Frédéric SULTAN, Jean-Michel SALAÜN

03 / 2010

En 2006, Jean-Michel Salaün présente, dans la postface de l’ouvrage collectif « Le document à la lumière du numérique » (C&F éditions, 2006), la manière dont il a animé le réseau RTP-doc. RTP-doc est le Réseau Thématique Prioritaire mis en place par le CNRS pour définir avec les scientifiques les orientations de la recherche sur le document numérique. L’article qui suit s’appuie à la fois sur la postface et sur une interview de J.-M. Salaün, réalisé trois ans après les faits, pour identifier certains leviers d’une facilitation réussie.

L’aventure commence en 2003. Le CNRS a lancé des Réseaux Thématiques Prioritaires (RTP) sur des sujets pour lesquels devaient être définis de nouvelles politiques de recherche. Jean-Michel Salaün est sollicité pour animer l’un de ces réseaux sur le thème du document numérique. Le défi pour lui consistera à faire travailler ensemble des gens qui souvent ne se connaissent pas et se situent dans des disciplines, et donc des approches, différentes, telles que la linguistique, l’informatique, la sémiologie, les sciences de la communication ou l’histoire.

Cette communauté va mettre en scène Roger T. Pédauque (homonyme de RTP-doc) l’auteur collectif des textes du réseau. RT. Pédauque signe ainsi trois textes collectifs rassemblés dans un ouvrage publié sous le titre « Le Document à la lumière du numérique : forme, texte, médium : comprendre le rôle du document numérique dans l’émergence d’une nouvelle modernité ». La postface de cet ouvrage nous explique comment s’est mis en place et déroulé ce jeu de rôle.

Roger T. Pédauque au travail (1)

Jean-Michel Salaün

Au départ (2), l’objectif d’une signature sous un pseudonyme collectif était double. D’une part, atténuer la personnalisation et les jeux de rôles très vifs dans le monde scientifique, y compris et peut-être surtout dans les débats publics et souvent focalisés sur la signature. D’autre part, incarner une communauté de réflexion sur le document numérique qui n’existait pas encore et donc était à construire dans une perspective interdisciplinaire où la mise en avant de l’un(e) ou de l’autre pouvait être perçue comme la volonté de privilégier sa discipline ou son école. À cela s’ajoutait un clin d’œil ludique sur le nom même de Roger, dérivé du sigle administratif du réseau de chercheurs. Et une référence prestigieuse à Nicolas Bourbaki, l’auteur collectif de l’école des mathématiciens français des années 50 et 60.

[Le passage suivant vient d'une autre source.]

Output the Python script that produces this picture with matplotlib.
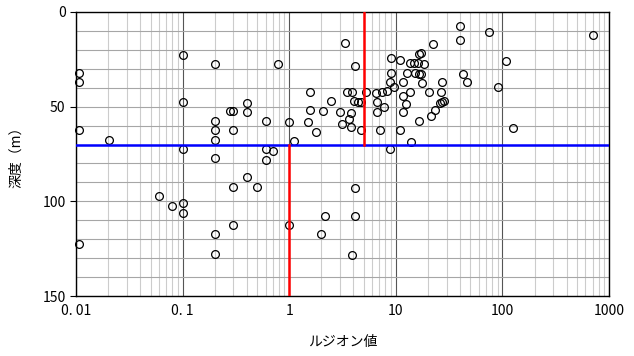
import matplotlib
matplotlib.use("Agg")
import matplotlib.pyplot as plt
from matplotlib.ticker import FixedLocator, NullFormatter

plt.rcParams['font.family'] = ['Noto Sans CJK JP', 'DejaVu Sans']

# ルジオン値 (x) と 深度 (y, m)
lugeon = [0.0107, 0.0107, 0.1, 0.2, 0.78, 0.1, 0.28, 0.3, 0.4, 0.4,
          0.2, 0.2, 0.2, 0.3, 0.6, 1.0, 0.0107, 0.0205, 1.1, 0.1,
          0.6, 0.7, 0.2, 0.6, 0.4, 0.3, 0.5, 0.06, 0.08, 0.1,
          0.1, 0.3, 1.0, 0.2, 0.2, 0.0107,
          8.8, 4.14, 2.17, 4.18, 1.97, 3.86,
          3.34, 4.17, 9.0, 10.9, 9.0, 13.6, 14.9, 16.2, 16.4, 17.3,
          18.5, 22.2, 40, 40, 75, 107, 12.6, 15.0, 16.4, 17.3,
          8.83, 9.6, 11.7, 17.7, 27.3, 43, 46.5, 90, 126, 1.56,
          3.48, 3.91, 4.03, 4.45, 4.69, 5.25, 6.52, 7.38, 8.32, 6.7,
          7.8, 6.7, 2.45, 2.06, 1.56, 1.49, 1.77, 3.01, 3.15, 3.64,
          3.8, 3.8, 4.69, 7.1, 10.9, 13.8, 16.5, 11.6, 12.5, 11.7,
          13.6, 20.5, 26.7, 27.3, 28.5, 26.0, 23.3, 21.4, 703]
depth = [32.3, 37.1, 22.6, 27.4, 27.4, 47.3, 52.3, 52.3, 48.2, 52.6,
         57.5, 62.5, 67.4, 62.3, 57.5, 58.1, 62.5, 67.4, 68.0, 72.4,
         72.4, 73.4, 77.0, 78.2, 87.4, 92.5, 92.5, 97.2, 102.5, 101.1,
         106.4, 112.6, 112.6, 117.5, 127.6, 122.5,
         72.4, 92.7, 107.7, 107.7, 117.5, 128.1,
         16.6, 28.4, 24.2, 25.1, 32.3, 27.0, 27.0, 27.0, 22.1, 21.7,
         27.5, 17.1, 7.6, 15.0, 10.4, 25.9, 32.3, 32.3, 32.5, 32.5,
         37.2, 39.4, 37.2, 37.4, 37.2, 32.7, 37.2, 39.4, 61.4, 42.5,
         42.2, 42.2, 47.1, 47.3, 47.3, 42.3, 42.9, 42.0, 41.7, 47.3,
         50.0, 52.6, 47.0, 52.1, 51.6, 58.2, 63.4, 52.6, 59.0, 56.6,
         53.1, 60.9, 62.3, 62.3, 62.3, 68.7, 57.4, 44.3, 48.7, 52.8,
         42.3, 42.3, 42.5, 47.3, 47.0, 48.2, 51.7, 54.9, 12.2]

depth_limit = 70
lu_upper = 5
lu_lower = 1

xticks = [0.01, 0.1, 1, 10, 100, 1000]
xtick_labels = ["0. 01", "0. 1", "1", "10", "100", "1000"]
yticks = [0, 50, 100, 150]

fig = plt.figure(figsize=(6.34, 3.56), dpi=100)
ax = fig.add_axes([0.1199, 0.1685, 0.8407, 0.7978])

ax.set_xscale('log')
ax.set_xlim(0.01, 1000)
ax.set_ylim(150, 0)

# grid
minor_x = [m * 10.0 ** e for e in range(-2, 3) for m in range(2, 10)]
ax.xaxis.set_minor_locator(FixedLocator(minor_x))
ax.xaxis.set_minor_formatter(NullFormatter())
ax.set_xticks(xticks)
ax.set_xticklabels(xtick_labels)
ax.set_yticks(yticks)
ax.yaxis.set_minor_locator(FixedLocator(list(range(10, 150, 10))))
ax.grid(which='major', axis='x', color='#555555', linewidth=0.8)
ax.grid(which='minor', axis='x', color='#cccccc', linewidth=0.8)
ax.grid(which='both', axis='y', color='#a6a6a6', linewidth=0.8)
ax.set_axisbelow(True)

ax.tick_params(which='minor', length=0)
ax.tick_params(which='major', axis='x', length=0, labelsize=10, pad=6)
ax.tick_params(which='major', axis='y', length=4, direction='out', labelsize=10)
for s in ax.spines.values():
    s.set_linewidth(1.0)
    s.set_color('black')

ax.plot(lugeon, depth, 'o', markerfacecolor='none', markeredgecolor='black',
        markersize=5.6, markeredgewidth=0.9, clip_on=False, zorder=3)

ax.axhline(depth_limit, color='#0000ff', linewidth=1.8, zorder=4)
ax.plot([lu_upper, lu_upper], [0, depth_limit], color='red', linewidth=1.8, zorder=4)
ax.plot([lu_lower, lu_lower], [depth_limit, 150], color='red', linewidth=1.8, zorder=4)

ax.set_xlabel('ルジオン値', fontsize=10, labelpad=12)
ax.set_ylabel('深度（m）', fontsize=10, labelpad=14)

fig.savefig('out.png', dpi=100)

Sur cette base, il s’agissait de réunir en un texte de synthèse l’ensemble des contributions sur la notion de document qui avaient été suscitées dans l’animation du Réseau thématique interdisciplinaire, dit RTP-DOC (3).

(…)

Le succès rencontré, mesuré aux téléchargements (4), aux citations… et à l’utilisation courante d’expressions comme « comme le dit Roger… » ou d’adjectifs tels que « pédauquien », a conduit à préciser une procédure de rédaction collective. Celle-ci s’appuie sur un petit groupe de rédacteurs principaux, à géométrie variable suivant le thème abordé, et sur un forum ouvert de scientifiques. Les principes ont été exposés comme suit à destination des contributeurs.

Règles d’écriture pour Roger T. Pédauque

Il ne s’agit pas de textes scientifiques stricto sensu, mais de documents politiques. L’objectif est de construire une culture commune autour d’un objet commun à partir d’expertises multidisciplinaires et non d’uniformiser les points de vue ni les modes de raisonnement. L’important est de repérer les enjeux de recherche, de convaincre de l’importance du champ décrit, d’élargir les approches partielles plutôt que de démontrer une théorie nouvelle, de présenter des résultats inédits ou d’imposer une opinion ou une approche disciplinaire.

Chaque texte est proposé et synthétisé par un collectif transdisciplinaire de chercheurs. Il est mis en ligne dans ses différentes versions pour bénéficier des commentaires des experts du réseau qu’il intègre au fur et à mesure. La version définitive est stabilisée par une publication large.

1. Le textes ne comportent pas ou peu de citations ou de références précises.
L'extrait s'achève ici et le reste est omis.